Positioning within the high-yield energy sector will differentiate managers in 2015.
In the years coming out of the credit crisis, high-yield bonds were hard to beat. As global credit markets recovered and the U.S. economy enjoyed a period of steady, if moderate, growth, the high-yield Morningstar Category earned an annualized 16% return between 2009 and 2013. Default rates fell sharply after 2009 and remained low; with the exception of a brief stretch in 2011, funds that took the most credit risk ranked among the category's top performers. Many expected more of the same in 2014 with managers citing relatively solid credit metrics and a generally supportive economic environment. However, 2014 had a surprise in store. Energy prices started to tumble in July and had fallen about 50% from their June peak by the end of the year.
Few asset classes have been as directly affected by the energy market as high-yield bonds. High-yield bond funds returned a paltry 1.1% on average in 2014, the category's worst year since 2008, thanks to a rough second half. As shown in the table below, most high-yield bond funds declined in the second half of 2014, wiping out gains from the earlier part of the year. Interestingly, while BB rated bonds generally held up better than lower-quality fare in 2014--not surprising given that these bonds have stronger credit metrics and are also more sensitive to changes in broad market bond yields, which fell during the year--there was a wide dispersion of returns by sector, with energy sharply lagging the rest of the market. The category declined 3.6% during the last six months of 2014, with a 13% decline in the high-yield energy sector driving losses.
The Energy Tail Wagging the High-Yield Dog
Energy companies borrowed heavily following 2008's financial crisis, taking advantage of new drilling opportunities, high oil prices, and low interest rates. According to data from J.P. Morgan, more than $1.9 trillion of new high-yield bond issuance occurred between 2008 and 2014. Of this, just more than 15%, or $290 billion, was issued by companies in the energy sector. As a result, the high-yield energy sector grew from 10% of the Bank of America Merrill Lynch High Yield Master II Index at the end of 2007 to near 15% at its peak in 2014. In comparison, the energy sector made up 8.4% of the S&P 500 as of Dec. 31, 2014.
Not surprisingly, for junk-bond funds, performance in 2014 largely came down to the size and makeup of a fund's energy weighting. Across the 22 U.S.-domiciled open-end high-yield bond funds rated by Morningstar Manager Research analysts, many of the top performers for all of 2014 and the second half of the year benefited from a combination of an underweighting in the energy sector relative to the market and strong security selection within the sector. As shown in the table below, funds that performed relatively poorly last year were mostly affected by overweightings in energy-related holdings.
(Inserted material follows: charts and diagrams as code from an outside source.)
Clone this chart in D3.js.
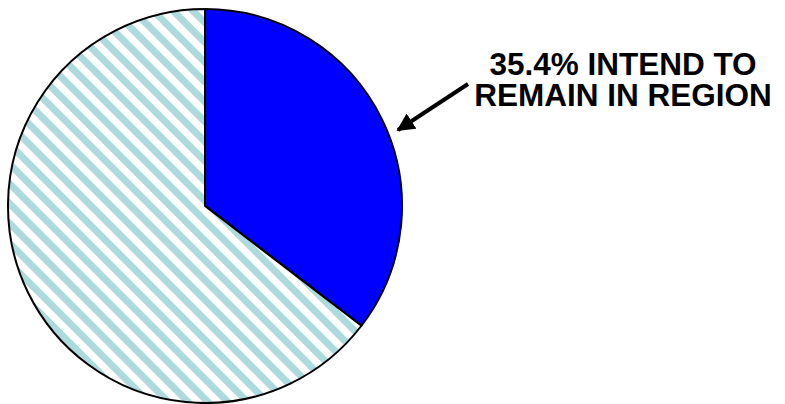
<!DOCTYPE html>
<html>
<head>
  <meta charset="utf-8">
  <title>Intend to remain in region</title>
  <style>
    html, body { margin: 0; padding: 0; background: #fff; }
    #chart { width: 785px; height: 404px; }
  </style>
</head>
<body>
  <div id="chart"></div>

  <script src="https://d3js.org/d3.v7.min.js"></script>
  <script>
    // Data
    const categories = ["Intend to remain in region", "Other"];
    const values = [35.4, 64.6];
    const labelLines = ["35.4% INTEND TO", "REMAIN IN REGION"];

    const width = 785, height = 404;
    const cx = 205, cy = 206, radius = 197;

    const svg = d3.select("#chart")
      .append("svg")
      .attr("width", width)
      .attr("height", height)
      .attr("viewBox", [0, 0, width, height]);

    // diagonal stripe pattern for the larger slice (running top-left to bottom-right)
    const defs = svg.append("defs");
    const pat = defs.append("pattern")
      .attr("id", "stripes")
      .attr("patternUnits", "userSpaceOnUse")
      .attr("width", 14)
      .attr("height", 14)
      .attr("patternTransform", "rotate(-45)");
    pat.append("rect")
      .attr("width", 14).attr("height", 14)
      .attr("fill", "#fff");
    pat.append("rect")
      .attr("x", 0).attr("width", 7).attr("height", 14)
      .attr("fill", "#acdadd");

    const pie = d3.pie().sort(null).value(d => d.value);
    const arc = d3.arc().innerRadius(0).outerRadius(radius);

    const data = categories.map((c, i) => ({ name: c, value: values[i] }));
    const fills = ["#0000ff", "url(#stripes)"];

    const g = svg.append("g")
      .attr("transform", `translate(${cx},${cy})`);

    g.selectAll("path")
      .data(pie(data))
      .enter()
      .append("path")
      .attr("d", arc)
      .attr("fill", (d, i) => fills[i])
      .attr("stroke", "#000")
      .attr("stroke-width", 2)
      .attr("stroke-linejoin", "round");

    // callout arrow
    defs.append("marker")
      .attr("id", "head")
      .attr("viewBox", "0 0 10 10")
      .attr("refX", 9)
      .attr("refY", 5)
      .attr("markerWidth", 4.5)
      .attr("markerHeight", 4.5)
      .attr("markerUnits", "strokeWidth")
      .attr("orient", "auto")
      .append("path")
      .attr("d", "M0,0 L10,5 L0,10 Z")
      .attr("fill", "#000");

    svg.append("line")
      .attr("x1", 468).attr("y1", 84)
      .attr("x2", 398).attr("y2", 130)
      .attr("stroke", "#000")
      .attr("stroke-width", 4)
      .attr("marker-end", "url(#head)");

    svg.append("text")
      .attr("x", 623)
      .attr("y", 75)
      .attr("text-anchor", "middle")
      .style("font-family", "'Liberation Sans', Arial, sans-serif")
      .style("font-weight", "bold")
      .style("font-size", "31.5px")
      .selectAll("tspan")
      .data(labelLines)
      .enter()
      .append("tspan")
      .attr("x", 623)
      .attr("dy", (d, i) => i === 0 ? 0 : 31)
      .text(d => d);
  </script>
</body>
</html>
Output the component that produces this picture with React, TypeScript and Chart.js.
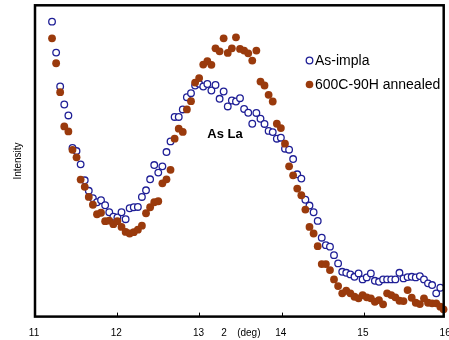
import React, { useEffect, useRef } from "react";
import { Chart, registerables } from "chart.js";

Chart.register(...registerables);

// 2θ (deg) sampling positions shared by both scans
const xDeg = [
  11.207, 11.257, 11.306, 11.356, 11.406, 11.456, 11.505, 11.555, 11.605, 11.654,
  11.704, 11.754, 11.803, 11.853, 11.903, 11.953, 12.002, 12.052, 12.102, 12.151,
  12.201, 12.251, 12.300, 12.350, 12.400, 12.450, 12.499, 12.549, 12.599, 12.648,
  12.698, 12.748, 12.797, 12.847, 12.897, 12.947, 12.996, 13.046, 13.096, 13.145,
  13.195, 13.245, 13.294, 13.344, 13.394, 13.444, 13.493, 13.543, 13.593, 13.642,
  13.692, 13.742, 13.791, 13.841, 13.891, 13.941, 13.990, 14.040, 14.090, 14.139,
  14.189, 14.239, 14.288, 14.338, 14.388, 14.438, 14.487, 14.537, 14.587, 14.636,
  14.686, 14.736, 14.785, 14.835, 14.885, 14.935, 14.984, 15.034, 15.084, 15.133,
  15.183, 15.233, 15.282, 15.332, 15.382, 15.432, 15.481, 15.531, 15.581, 15.630,
  15.680, 15.730, 15.779, 15.829, 15.879, 15.929, 15.968,
];

// As-implanted intensity (arb. units)
const asImpla = [
  295.6, 264.6, 230.6, 212.6, 201.6, 169.1, 165.9, 152.6, 136.6, 126.1,
  118.6, 114.6, 116.6, 111.6, 104.6, 100.1, 99.3, 104.6, 97.6, 108.6,
  109.6, 109.9, 119.9, 126.6, 137.6, 151.9, 144.3, 150.6, 164.9, 175.6,
  200.1, 200.1, 207.6, 219.9, 223.9, 231.6, 233.3, 230.6, 233.1, 226.6,
  232.1, 218.3, 225.6, 210.6, 216.6, 215.6, 218.9, 208.1, 204.3, 193.3,
  204.1, 198.3, 193.1, 186.1, 184.9, 178.3, 179.3, 168.3, 167.3, 157.9,
  142.6, 138.3, 117.1, 111.3, 104.6, 95.9, 79.1, 71.6, 70.1, 61.6,
  53.3, 44.9, 43.9, 42.3, 39.9, 43.3, 37.3, 39.3, 43.3, 35.9,
  34.9, 37.3, 37.3, 37.3, 37.3, 43.9, 38.3, 39.6, 39.9, 39.3,
  40.6, 37.3, 33.3, 31.6, 23.3, 28.9,
];

// 600C-90H annealed intensity (arb. units)
const annealed = [
  278.9, 253.9, 224.9, 190.6, 185.6, 167.1, 159.6, 137.3, 130.1, 119.9,
  112.1, 102.6, 104.1, 95.6, 96.1, 92.6, 95.6, 89.9, 84.9, 83.3,
  84.6, 87.1, 91.1, 103.6, 109.6, 114.6, 115.6, 133.6, 137.6, 147.1,
  178.3, 188.3, 185.1, 207.6, 215.9, 234.6, 239.1, 252.6, 255.9, 252.3,
  268.9, 265.9, 278.9, 264.3, 268.9, 279.9, 268.3, 266.6, 263.9, 256.6,
  266.6, 235.6, 231.6, 222.3, 215.6, 193.3, 188.9, 173.3, 150.6, 141.6,
  128.3, 121.6, 107.3, 89.9, 83.3, 70.6, 52.6, 52.6, 46.6, 37.3,
  30.6, 23.3, 25.9, 23.3, 19.9, 18.3, 21.6, 19.3, 18.3, 14.9,
  16.6, 12.3, 23.3, 21.6, 19.3, 15.9, 15.6, 26.6, 18.9, 13.9,
  12.6, 18.3, 13.9, 13.3, 13.3, 9.9, 7.3,
];

const xTickValues = [11, 12, 13, 14, 15, 16];
const seriesNames = ["As-impla", "600C-90H annealed"];
const peakLabel = "As La";
const yTitle = "Intensity";

const FONT = '"Liberation Sans", Arial, sans-serif';
const BLUE = "#1f1f96";
const BROWN = "#9a3a0c";

const decorPlugin = {
  id: "decor",
  afterDraw(chart: any) {
    const { ctx, chartArea: a } = chart;
    const x = chart.scales.x;
    ctx.save();
    // frame
    ctx.strokeStyle = "#000";
    ctx.lineWidth = 2.5;
    ctx.strokeRect(a.left, a.top, a.right - a.left, a.bottom - a.top);
    // inward tick marks
    ctx.lineWidth = 1;
    xTickValues.forEach((t) => {
      if (t <= 11 || t >= 16) return;
      const px = Math.round(x.getPixelForValue(t)) + 0.5;
      ctx.beginPath();
      ctx.moveTo(px, a.bottom);
      ctx.lineTo(px, a.bottom - 4);
      ctx.stroke();
    });
    // tick labels
    ctx.fillStyle = "#000";
    ctx.font = `10px ${FONT}`;
    ctx.textAlign = "center";
    ctx.textBaseline = "middle";
    const ly = a.bottom + 17;
    xTickValues.forEach((t) => {
      ctx.fillText(String(t), x.getPixelForValue(t) - 1, ly);
    });
    // axis title (theta glyph missing in the original)
    ctx.fillText("2", x.getPixelForValue(13.3), ly);
    ctx.fillText("(deg)", x.getPixelForValue(13.6), ly);
    // y title
    ctx.save();
    ctx.translate(18, 161);
    ctx.rotate(-Math.PI / 2);
    ctx.fillText(yTitle, 0, 0);
    ctx.restore();
    // peak annotation
    ctx.font = `bold 13px ${FONT}`;
    ctx.fillText(peakLabel, x.getPixelForValue(13.31), 134);
    // legend
    ctx.font = `14px ${FONT}`;
    ctx.textAlign = "left";
    ctx.beginPath();
    ctx.arc(309.5, 60.5, 3.3, 0, Math.PI * 2);
    ctx.fillStyle = "#fff";
    ctx.fill();
    ctx.strokeStyle = BLUE;
    ctx.lineWidth = 1.3;
    ctx.stroke();
    ctx.beginPath();
    ctx.arc(309.5, 84.5, 3.8, 0, Math.PI * 2);
    ctx.fillStyle = BROWN;
    ctx.fill();
    ctx.fillStyle = "#000";
    ctx.fillText(seriesNames[0], 315, 61);
    ctx.fillText(seriesNames[1], 315, 85);
    ctx.restore();
  },
};

export default function App() {
  const ref = useRef<HTMLCanvasElement | null>(null);
  useEffect(() => {
    if (!ref.current) return;
    const chart = new Chart(ref.current, {
      type: "scatter",
      data: {
        datasets: [
          {
            label: seriesNames[0],
            data: asImpla.map((v, i) => ({ x: xDeg[i], y: v })),
            pointStyle: "circle",
            pointRadius: 3.3,
            pointBorderWidth: 1.3,
            borderColor: BLUE,
            backgroundColor: "#ffffff",
            order: 1,
            clip: false,
          },
          {
            label: seriesNames[1],
            data: annealed.map((v, i) => ({ x: xDeg[i], y: v })),
            pointStyle: "circle",
            pointRadius: 3.9,
            pointBorderWidth: 0,
            borderColor: BROWN,
            backgroundColor: BROWN,
            order: 0,
            clip: false,
          },
        ],
      },
      options: {
        animation: false,
        responsive: false,
        devicePixelRatio: 1,
        layout: { padding: { left: 35, right: 1.5, top: 4.3, bottom: 23.4 } },
        plugins: { legend: { display: false }, tooltip: { enabled: false } },
        scales: {
          x: { type: "linear", min: 11, max: 15.97, display: false },
          y: { type: "linear", min: 0, max: 312, display: false },
        },
      },
      plugins: [decorPlugin],
    } as any);
    return () => chart.destroy();
  }, []);
  return (
    <div style={{ position: "absolute", left: 0, top: 0, width: 449, height: 340, background: "#fff" }}>
      <canvas ref={ref} width={449} height={340} style={{ display: "block" }} />
    </div>
  );
}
A few funds stand out for their strong relative performance in the second half. Several historically more conservative funds did particularly well. Vanguard High-Yield Corporate VWEHX, which has a Morningstar Analyst Rating of Bronze, returned 4.5% for the full year and lost only 0.40% during the second half of 2014, easily outperforming the category during both those periods. The fund benefited from its focus on the higher-quality end of the bond market but also from manager Michael Hong's decision to have an underweighting in energy names, which was driven both by his bearish outlook on natural gas prices and his concerns about the need for ongoing and significant capital expenditures. The story was similar for PIMCO High Yield PHIYX, another relatively high-quality fund, which also dedicated just 10% of its portfolio to energy-related names.
Several funds that fall closer to the middle or more-aggressive end of the high-yield fund universe also navigated 2014's waters skillfully. The team that runs Lord Abbett Bond-Debenture LBNDX and Lord Abbett High Yield LHYAX, for example, has historically favored energy but moved to a slight underweighting during 2014. The team pointed to aggressive company-specific financings and the overall increased issuance of high-yield bonds by energy firms as a warning sign that the sector was overheating. The portfolio focused its energy stake on higher-quality producers based primarily in the Permian Basin. The fund began lowering its exposure to both oil service and exploration and production, or E&P, credits during August and September of 2014. Meanwhile, the fund was overweight in sectors that it viewed as likely to benefit from declining oil prices, including the consumer goods, retail, and leisure industries. Fred Hoff, the manager of Fidelity High Income SPHIX, has historically treaded carefully in the energy sector, arguing that the combination of commodity risk and leverage makes for a potent mix. Hoff's returns were held back by positions in Samson Resources, but the fund's overall underweighting and avoidance of sizable benchmark components like SandRidge Energy SD, Halcon Resources HK, and Midstates Petroleum MPO helped the fund outperform some of its peers. Meanwhile, Fidelity Capital & Income FAGIX, one of the category's most aggressive offerings, benefited from an energy underweighting and strong performance in its large equity stake, which approached 20% at year-end.